The people would gather outside the tabernacle or temple and wait for the High Priest to emerge. When he did, they would rejoice, for it meant that God had accepted the sacrifice and their sins had been atoned. But if he did not come back from the Holy of Holies, then the offering had not been accepted and their sins had not been forgiven.
We talk so lightly of accepting Jesus (as if we possess a kind of veto power over him. It is not so. By rejecting him, we only manage to veto ourselves). But in the dim light of that early morning outside the rich man’s tomb the real question was not would people accept Jesus, but would God? As our High Priest, Jesus had entered the Holiest Place (Hebrews 9, especially verse 12). Would his offering be accepted, and our sins forgiven? Or would it be rejected, and all hope lost? The resurrection was God’s proclamation that Christ’s offering was accepted. The High Priest had returned from the Holy of Holies, and all was well. By the resurrection, God declared with power that Jesus was The One—that he was his very Son (Romans 1:1-4). No wonder Paul wrote, “If Christ has not been raised. . .you are still in our sins” (1 Corinthians 15:17).

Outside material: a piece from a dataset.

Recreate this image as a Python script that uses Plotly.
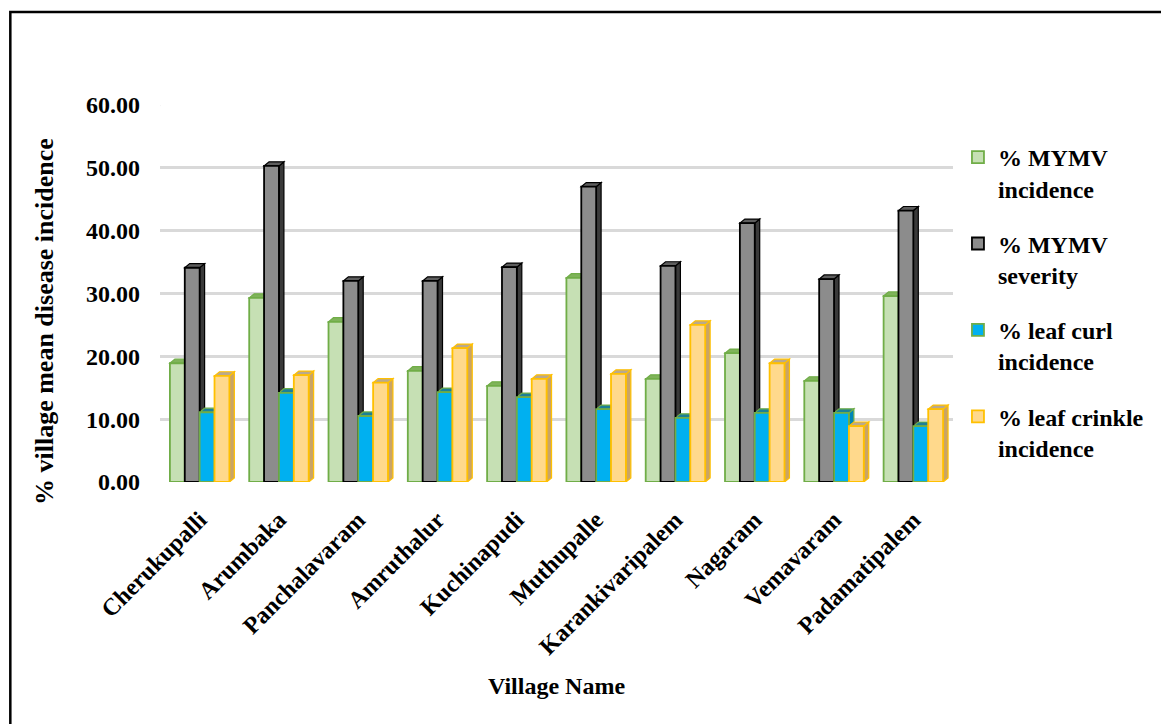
import plotly.graph_objects as go

villages = ["Cherukupalli", "Arumbaka", "Panchalavaram", "Amruthalur", "Kuchinapudi",
            "Muthupalle", "Karankivaripalem", "Nagaram", "Vemavaram", "Padamatipalem"]

mymv_incidence = [18.9, 29.3, 25.5, 17.7, 15.3, 32.5, 16.4, 20.5, 16.1, 29.6]
mymv_severity = [34.1, 50.3, 32.0, 32.0, 34.2, 47.0, 34.4, 41.2, 32.3, 43.2]
leaf_curl_incidence = [11.1, 14.2, 10.5, 14.3, 13.5, 11.6, 10.2, 11.0, 11.0, 8.9]
leaf_crinkle_incidence = [16.9, 17.0, 15.8, 21.3, 16.4, 17.2, 25.0, 18.9, 8.9, 11.6]

y_ticks = [0, 10, 20, 30, 40, 50, 60]

series = [
    # name, values, front fill, outline, top face, side face
    ("% MYMV<br>incidence", mymv_incidence, "#c6e0b4", "#70ad47", "#7fb35a", "#a3cc86"),
    ("% MYMV<br>severity", mymv_severity, "#8c8c8c", "#000000", "#5e5e5e", "#3a3a3a"),
    ("% leaf curl<br>incidence", leaf_curl_incidence, "#00b0f0", "#70ad47", "#1b7f98", "#0086b8"),
    ("% leaf crinkle<br>incidence", leaf_crinkle_incidence, "#ffd98c", "#ffc000", "#b9a98e", "#c9a466"),
]

FONT = "Liberation Serif"
FS = 24
n_series = len(series)
group_width = 0.75
bar_w = group_width / n_series
depth_x = 0.0625   # horizontal extent of the 3-D side face, in category units
depth_y = 0.65     # vertical extent of the 3-D top face, in value units

x_idx = list(range(len(villages)))

fig = go.Figure()
shapes = []

for k, (name, vals, fill, edge, top, side) in enumerate(series):
    fig.add_trace(go.Bar(
        x=x_idx, y=vals, name=name, legendgroup=f"s{k}",
        marker=dict(color=fill, line=dict(color=edge, width=1.8)),
        width=bar_w,
        offset=-group_width / 2 + k * bar_w,
    ))
    for i, v in zip(x_idx, vals):
        x0 = i - group_width / 2 + k * bar_w
        x1 = x0 + bar_w
        # right-hand side face
        shapes.append(dict(
            type="path", xref="x", yref="y", layer="between",
            path=f"M{x1},{0} L{x1 + depth_x},{depth_y} L{x1 + depth_x},{v + depth_y} L{x1},{v} Z",
            fillcolor=side, line=dict(color=edge, width=1.2),
        ))
        # top face
        shapes.append(dict(
            type="path", xref="x", yref="y", layer="between",
            path=f"M{x0},{v} L{x1},{v} L{x1 + depth_x},{v + depth_y} L{x0 + depth_x},{v + depth_y} Z",
            fillcolor=top, line=dict(color=edge, width=1.2),
        ))

# short diagonal stubs where the back-wall gridlines meet the left wall
for t in y_ticks:
    shapes.append(dict(
        type="line", xref="x", yref="y", layer="below",
        x0=-0.5 - 0.12, y0=t - 0.9, x1=-0.5, y1=t,
        line=dict(color="#d9d9d9", width=2),
    ))

# outer frame around the whole chart
L, T, PW, PH, H = 160, 105, 800, 377, 724
def px_x(p):
    return (p - L) / PW
def px_y(p):
    return (H - 242 - p) / PH

shapes.append(dict(
    type="rect", xref="paper", yref="paper", layer="above",
    x0=px_x(9), x1=px_x(1175), y0=px_y(740), y1=px_y(12),
    line=dict(color="#000000", width=2.5), fillcolor="rgba(0,0,0,0)",
))

fig.update_layout(
    width=1161, height=724,
    margin=dict(l=L, r=1161 - L - PW, t=T, b=242),
    paper_bgcolor="white", plot_bgcolor="white",
    barmode="overlay",
    shapes=shapes,
    font=dict(family=FONT, size=FS, color="#000000"),
    showlegend=True,
    legend=dict(
        x=px_x(965), y=px_y(135), xanchor="left", yanchor="top",
        font=dict(family=FONT, size=FS, color="#000000", weight="bold"),
        tracegroupgap=21, itemwidth=30, bgcolor="rgba(0,0,0,0)",
        traceorder="grouped", valign="top",
    ),
    annotations=[dict(
        text="% village mean disease incidence", textangle=-90,
        xref="paper", yref="paper", x=px_x(43), y=px_y(322),
        xanchor="center", yanchor="middle", showarrow=False,
        font=dict(family=FONT, size=FS + 2, weight="bold", color="#000000"),
    )],
    xaxis=dict(
        range=[-0.5, len(villages) - 0.5],
        tickmode="array", tickvals=x_idx, ticktext=villages,
        tickangle=-45, showgrid=False, zeroline=False, showline=False,
        ticks="", ticklabelstandoff=18,
        tickfont=dict(family=FONT, size=FS, weight="bold"),
        title=dict(text="Village Name", standoff=18,
                   font=dict(family=FONT, size=FS, weight="bold")),
    ),
    yaxis=dict(
        range=[0, 60], tickmode="array", tickvals=y_ticks,
        tickformat=".2f", showgrid=True, gridcolor="#d9d9d9", gridwidth=2.5,
        zeroline=False, showline=False, ticks="", ticklabelstandoff=19,
        tickfont=dict(family=FONT, size=FS, weight="bold"),
    ),
)

fig.write_html("out.html")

Now look at the rest of the angel’s message (verse 7): “He has risen from the dead and is going ahead of you into Galilee. There you will see him. Now I have told you.” His message to them was, “He has risen from the dead and is going ahead of you.” What words of comfort those are! Ahead of you into Galilee – that was true. He would meet them there, just as he said. But he would go ahead of them from now on. Think of where these men went: to prisons, to exile, to beatings, to trial. Jesus went ahead of them and met them there. They would go to Rome, and he would go before them. They would stand before kings and emperors, and they would die ignominious deaths. He would go before them and meet them there.

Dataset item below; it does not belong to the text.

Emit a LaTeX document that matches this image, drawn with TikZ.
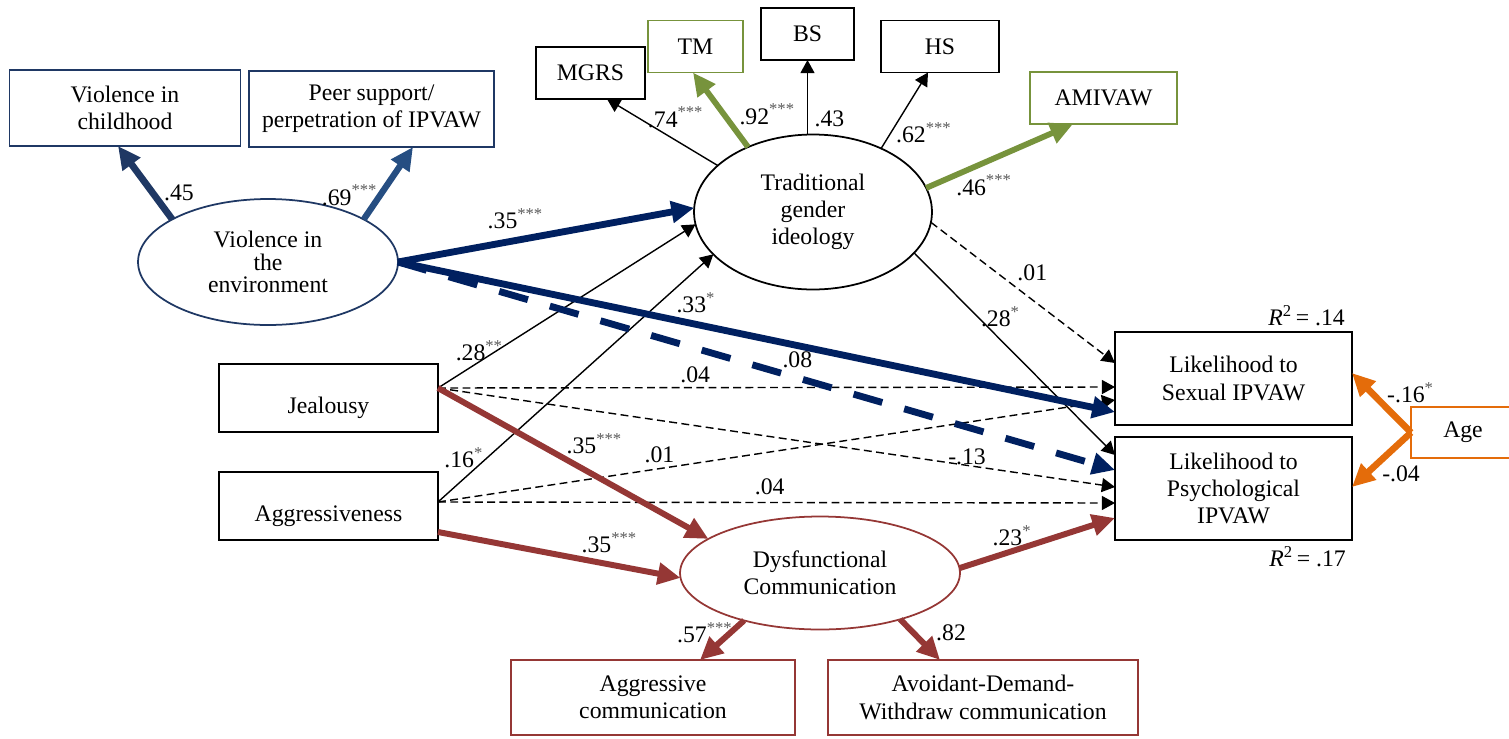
\documentclass[tikz,border=0pt]{standalone}
\usepackage{fontspec}
\setmainfont{Liberation Serif}
\usetikzlibrary{shapes.geometric, arrows.meta, positioning}
\definecolor{navy}{RGB}{0,32,96}
\definecolor{envblue}{RGB}{31,56,100}
\definecolor{peerblue}{RGB}{38,78,130}
\definecolor{tgigreen}{RGB}{119,147,60}
\definecolor{brick}{RGB}{149,55,53}
\definecolor{ageorange}{RGB}{228,108,10}
\newcommand{\dfont}{\fontsize{13.5}{15.5}\selectfont}
\newcommand{\sig}[1]{\textsuperscript{\textcolor{black!65}{#1}}}

\begin{document}
\begin{tikzpicture}[x=0.02cm, y=-0.02cm,
  obs/.style={rectangle, draw=black, line width=1pt, minimum height=1.04cm, inner sep=2pt, outer sep=0pt, align=center, font=\dfont},
  lat/.style={ellipse, draw=black, line width=1pt, inner sep=1pt, outer sep=0pt, align=center, font=\dfont},
  lowtxt/.style={text height=18.9pt, text depth=1.6pt},
  lbl/.style={inner sep=1pt, font=\dfont, text=black},
  arr/.style={-{Triangle[length=7.5pt,width=8pt]}, line width=0.8pt},
  dsh/.style={arr, dash pattern=on 4.5pt off 2.5pt},
  fat/.style={-{Triangle[length=13pt,width=12pt]}, line width=3.6pt},
  navyarr/.style={fat, color=navy, line width=3.9pt},
  navydash/.style={navyarr, dash pattern=on 17pt off 13pt},
  grnarr/.style={fat, color=tgigreen, line width=3.3pt},
  redarr/.style={fat, color=brick, line width=3.4pt},
  orgarr/.style={fat, color=ageorange, line width=3.8pt}
]
  \useasboundingbox (0,0) rectangle (1509,738);

  % violence in the environment
  \node[obs, draw=envblue, minimum width=4.62cm, minimum height=1.52cm] (child) at (125,108) {Violence in\\childhood};
  \node[obs, draw=envblue, minimum width=4.9cm, minimum height=1.52cm] (peer) at (371.5,109) {Peer support/\\perpetration of IPVAW};
  \node[lat, draw=envblue, minimum width=5.2cm, minimum height=2.52cm, font=\fontsize{13.5}{13}\selectfont] (env) at (268,262) {Violence in\\the\\environment};

  % traditional gender ideology
  \node[obs, minimum width=2.18cm] (mgrs) at (590.5,73) {MGRS};
  \node[obs, draw=tgigreen, line width=0.9pt, minimum width=1.9cm] (tm) at (695.5,46.5) {TM};
  \node[obs, minimum width=1.86cm] (bs) at (807.5,34) {BS};
  \node[obs, minimum width=2.36cm] (hs) at (940,46.5) {HS};
  \node[obs, draw=tgigreen, line width=0.9pt, minimum width=2.94cm] (amivaw) at (1103.5,98) {AMIVAW};
  \node[lat, minimum width=4.76cm, minimum height=3.1cm] (tgi) at (813,212) {Traditional\\gender\\ideology};

  % predictors and outcomes
  \node[obs, lowtxt, minimum width=4.38cm, minimum height=1.36cm] (jeal) at (328.5,398) {Jealousy};
  \node[obs, lowtxt, minimum width=4.38cm, minimum height=1.36cm] (aggr) at (328.5,506) {Aggressiveness};
  \node[obs, minimum width=4.74cm, minimum height=1.86cm] (sex) at (1233.5,378.5) {Likelihood to\\Sexual IPVAW};
  \node[obs, minimum width=4.74cm, minimum height=2.06cm] (psy) at (1233.5,488.5) {Likelihood to\\Psychological\\IPVAW};
  \node[obs, draw=ageorange, line width=0.9pt, minimum width=2.08cm, minimum height=1.02cm] (age) at (1463,432.5) {Age};
  \node[lbl, anchor=south east] (r2sex) at ([xshift=-0.1cm,yshift=0.08cm]sex.north east) {\textit{R}\textsuperscript{2}\,= .14};
  \node[lbl, anchor=north east] (r2psy) at ([xshift=-0.08cm,yshift=-0.08cm]psy.south east) {\textit{R}\textsuperscript{2}\,= .17};

  % dysfunctional communication
  \node[lat, draw=brick, minimum width=5.6cm, minimum height=2.26cm] (dysf) at (820,573) {Dysfunctional\\Communication};
  \node[obs, draw=brick, line width=0.9pt, minimum width=5.68cm, minimum height=1.5cm] (aggcom) at (653,697.5) {Aggressive\\communication};
  \node[obs, draw=brick, line width=0.9pt, minimum width=6.2cm, minimum height=1.5cm] (adw) at (983,697.5) {Avoidant-Demand-\\Withdraw communication};

  % thin paths
  \draw[arr] (tgi.154) -- node[lbl, pos=.47, shift={(10,-17)}] {.74\sig{***}} ([xshift=0.33cm]mgrs.south);
  \draw[arr] (tgi.north -| bs.south) -- node[lbl, pos=.21, shift={(22,0)}] {.43} (bs.south);
  \draw[arr] (tgi.43) -- node[lbl, pos=.4, shift={(24,15)}] {.62\sig{***}} ([xshift=-0.24cm]hs.south);
  \draw[dsh] (tgi.355) -- node[lbl, pos=.48, shift={(13,-17)}] {.01} ([yshift=0.31cm]sex.west);
  \draw[arr] (tgi.338) -- node[lbl, pos=.37, shift={(12,-11)}] {.28\sig{*}} ([yshift=0.67cm]psy.west);
  \draw[arr] ([yshift=0.2cm]jeal.east) -- node[lbl, pos=.18, shift={(-5,-8)}] {.28\sig{**}} (tgi.186);
  \draw[arr] ([yshift=0.08cm]aggr.east) -- node[lbl, pos=.13, shift={(-10,-12)}] {.16\sig{*}} (tgi.203);
  \draw[dsh] ([yshift=0.2cm]jeal.east) -- node[lbl, pos=.38, shift={(0,-13)}] {.04} ([yshift=-0.17cm]sex.west);
  \draw[dsh] ([yshift=0.2cm]jeal.east) -- node[lbl, pos=.78, shift={(1,-8)}] {-.13} ([yshift=0.03cm]psy.west);
  \draw[dsh] ([yshift=0.08cm]aggr.east) -- node[lbl, pos=.33, shift={(-2,-14)}] {.01} ([yshift=-0.43cm]sex.west);
  \draw[dsh] ([yshift=0.08cm]aggr.east) -- node[lbl, pos=.49, shift={(0,-16)}] {.04} ([yshift=-0.29cm]psy.west);

  % thick paths
  \draw[fat, color=envblue, line width=3.9pt] (env.156) -- node[lbl, pos=.19, shift={(17,-13)}] {.45} ([xshift=-0.14cm]child.south);
  \draw[fat, color=peerblue] (env.24) -- node[lbl, pos=.14, shift={(-21,-14)}] {.69\sig{***}} ([xshift=0.83cm]peer.south);
  \draw[navydash] (env.east) -- node[lbl, pos=.55, shift={(5,-17)}] {.08} ([yshift=0.37cm]psy.west);
  \draw[navyarr] (env.east) -- node[lbl, pos=.41, shift={(-4,-21)}] {.35\sig{***}} (tgi.178);
  \draw[navyarr] (env.east) -- node[lbl, pos=.41, shift={(4,-21)}] {.33\sig{*}} ([yshift=-0.67cm]sex.west);
  \draw[grnarr] (tgi.135) -- node[lbl, pos=.16, shift={(28,-21)}] {.92\sig{***}} ([xshift=-0.05cm]tm.south);
  \draw[grnarr] (tgi.12) -- node[lbl, pos=.34, shift={(8,19)}] {.46\sig{***}} ([xshift=-0.61cm]amivaw.south);
  \draw[redarr] ([yshift=0.2cm]jeal.east) -- node[lbl, pos=.53, shift={(13,-24)}] {.35\sig{***}} (dysf.163);
  \draw[redarr] ([yshift=-0.52cm]aggr.east) -- node[lbl, pos=.69, shift={(4,-21)}] {.35\sig{***}} (dysf.182);
  \draw[redarr] (dysf.2) -- node[lbl, pos=.37, shift={(-5,-14)}] {.23\sig{*}} ([yshift=-0.59cm]psy.west);
  \draw[redarr] (dysf.212) -- node[lbl, pos=.64, shift={(-11,-13)}] {.57\sig{***}} ([xshift=0.94cm]aggcom.north);
  \draw[redarr] (dysf.330) -- node[lbl, pos=.8, shift={(19,-19)}] {.82} ([xshift=-0.86cm]adw.north);
  \draw[orgarr] (age.west) -- node[lbl, pos=.33, shift={(19,-20)}] {-.16\sig{*}} ([yshift=0.11cm]sex.east);
  \draw[orgarr] (age.west) -- node[lbl, pos=.44, shift={(16,17)}] {-.04} ([yshift=0.03cm]psy.east);
\end{tikzpicture}
\end{document}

And still the message to us is, “He has risen from the dead and is going ahead of you.” Wherever he leads you, he will go before you. If he leads you into marriage, he will go ahead of you and meet you there. If he leads you into a new city, he will go ahead of you and meet you there. If he leads you to a new job, to the mission field, to a ministry, he will go ahead of you and meet you there. You can count on it! And, if he calls you to follow him into death, then know this: he has gone ahead of you, and he will meet you there, Our Advocate with the Father, Jesus Christ, the Righteous One. That is the confidence we have.

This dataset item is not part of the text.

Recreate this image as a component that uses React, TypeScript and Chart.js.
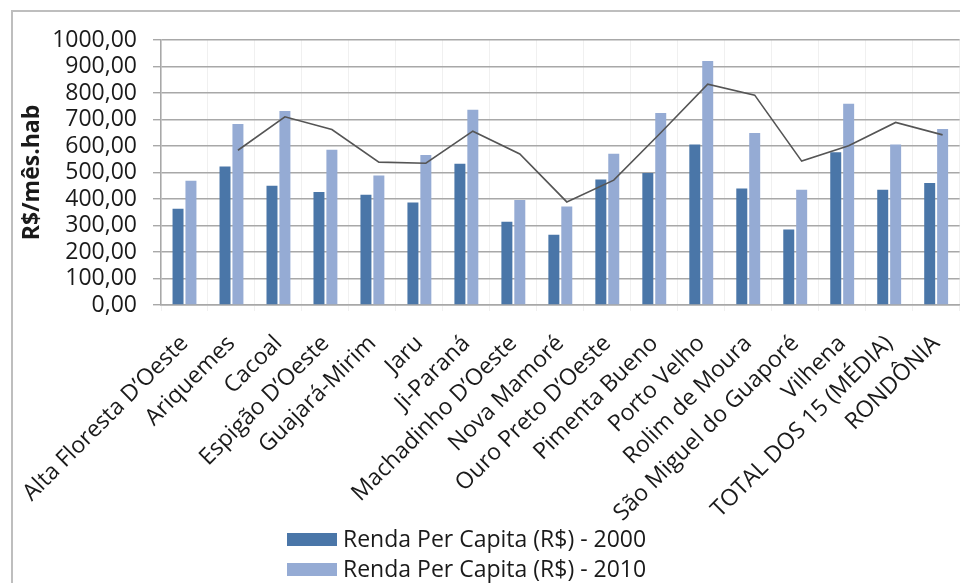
import React, { useEffect, useRef } from "react";
import { Chart, registerables } from "chart.js";
Chart.register(...registerables);

const categories = [
  "Alta Floresta D’Oeste",
  "Ariquemes",
  "Cacoal",
  "Espigão D’Oeste",
  "Guajará-Mirim",
  "Jaru",
  "Ji-Paraná",
  "Machadinho D’Oeste",
  "Nova Mamoré",
  "Ouro Preto D’Oeste",
  "Pimenta Bueno",
  "Porto Velho",
  "Rolim de Moura",
  "São Miguel do Guaporé",
  "Vilhena",
  "TOTAL DOS 15 (MÉDIA)",
  "RONDÔNIA",
];

const renda2000 = [363, 523, 450, 426, 416, 387, 533, 314, 265, 474, 498, 606, 440, 285, 576, 435, 460];
const renda2010 = [469, 683, 732, 586, 489, 566, 737, 396, 372, 571, 725, 921, 649, 435, 759, 606, 664];
const mediaMovel = [null, 584, 710, 662, 539, 535, 656, 570, 389, 471, 650, 833, 792, 543, 601, 689, 642];

const label2000 = "Renda Per Capita (R$) - 2000";
const label2010 = "Renda Per Capita (R$) - 2010";
const yTitle = "R$/mês.hab";

const CAT_PCT = 0.55;
const BAR_PCT = 0.85;
const FONT = "'Open Sans', sans-serif";
const FS = 23;

const borderPlugin = {
  id: "frame",
  beforeDraw(chart: any) {
    const c = chart.ctx;
    c.save();
    c.strokeStyle = "#BEBEBE";
    c.lineWidth = 2;
    c.beginPath();
    c.moveTo(12, chart.height);
    c.lineTo(12, 11);
    c.lineTo(chart.width, 11);
    c.stroke();
    c.restore();
  },
};

// Excel draws the moving-average trendline at the 2010 bars' positions
const alignLinePlugin = {
  id: "alignLine",
  afterDatasetsUpdate(chart: any) {
    const lineMeta = chart.getDatasetMeta(2);
    const barMeta = chart.getDatasetMeta(1);
    lineMeta.data.forEach((pt: any, i: number) => {
      if (barMeta.data[i]) pt.x = barMeta.data[i].x;
    });
  },
};

const legendPlugin = {
  id: "stackedLegend",
  afterDraw(chart: any) {
    const c = chart.ctx;
    c.save();
    c.font = FS + "px " + FONT;
    c.textBaseline = "middle";
    c.textAlign = "left";
    let row = 0;
    chart.data.datasets.forEach((ds: any) => {
      if (ds.type === "line") return;
      const y = 540 + row * 30;
      c.fillStyle = ds.backgroundColor;
      c.fillRect(287, y - 7, 50, 13);
      c.fillStyle = "#1a1a1a";
      c.fillText(ds.label, 343, y);
      row++;
    });
    c.restore();
  },
};

export default function App() {
  const ref = useRef<HTMLCanvasElement>(null);
  useEffect(() => {
    document.body.style.margin = "0";
    document.body.style.overflow = "hidden";
    const canvas = ref.current!;
    const chart = new Chart(canvas, {
      type: "bar",
      data: {
        labels: categories,
        datasets: [
          {
            type: "bar",
            label: label2000,
            data: renda2000,
            backgroundColor: "#4A76A8",
            categoryPercentage: CAT_PCT,
            barPercentage: BAR_PCT,
            order: 1,
          },
          {
            type: "bar",
            label: label2010,
            data: renda2010,
            backgroundColor: "#95ABD4",
            categoryPercentage: CAT_PCT,
            barPercentage: BAR_PCT,
            order: 1,
          },
          {
            type: "line",
            label: "Média móvel",
            data: mediaMovel,
            borderColor: "#555555",
            borderWidth: 1.6,
            pointRadius: 0,
            fill: false,
            tension: 0,
            order: 0,
          } as any,
        ],
      },
      options: {
        responsive: false,
        animation: false,
        devicePixelRatio: 1,
        layout: { padding: { left: 12, top: 40, right: 11, bottom: 0 } },
        plugins: {
          legend: { display: false },
          tooltip: { enabled: false },
        },
        scales: {
          x: {
            type: "category",
            offset: true,
            grid: {
              offset: true,
              color: "rgba(0,0,0,0.06)",
              tickLength: 6,
              drawTicks: true,
            },
            border: { color: "#A8A8A8", width: 1.5 },
            ticks: {
              autoSkip: false,
              maxRotation: 45,
              minRotation: 45,
              color: "#1a1a1a",
              padding: 19,
              font: { family: FONT, size: FS },
            },
            afterFit: (s: any) => {
              s.height = 278;
            },
          },
          y: {
            min: 0,
            max: 1000,
            ticks: {
              stepSize: 100,
              autoSkip: false,
              padding: 16,
              color: "#1a1a1a",
              font: { family: FONT, size: FS },
              callback: (v: any) => Number(v).toFixed(2).replace(".", ","),
            },
            grid: { color: "#A8A8A8", lineWidth: 1.4, tickLength: 8 },
            border: { color: "#A8A8A8", width: 1.5 },
            title: {
              display: true,
              text: yTitle,
              color: "#1a1a1a",
              font: { family: FONT, size: FS, weight: "bold" },
              padding: { top: 7, bottom: 0 },
            },
            afterFit: (s: any) => {
              s.width = 149;
            },
          },
        },
      },
      plugins: [borderPlugin, alignLinePlugin, legendPlugin],
    } as any);
    return () => chart.destroy();
  }, []);
  return (
    <div
      style={{
        position: "fixed",
        left: 0,
        top: 0,
        width: 960,
        height: 583,
        overflow: "hidden",
        background: "#fff",
      }}
    >
      <canvas ref={ref} width={975} height={583} style={{ width: 975, height: 583, display: "block" }} />
    </div>
  );
}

In a previous war, a British soldier was mortally wounded. A corpsman, seeing that he was going to die, and wanting to call a chaplain, asked him, “What is your religion?” The man answered, “I belong to the church of Jesus Christ.” Well, that didn’t tell the corpsman whether the man was a Catholic or a Protestant, so he asked again, “I mean what is your persuasion?” And this is what he whispered: “I am persuaded that neither death nor life, neither angels nor demons, neither the present nor the future, nor any powers, neither height nor depth, nor anything else in all creation, will be able to separate us from the love of God that is in Christ Jesus our Lord” (Romans 8:38-39).
He has gone before us, through death and beyond. In his great love, he will meet us there!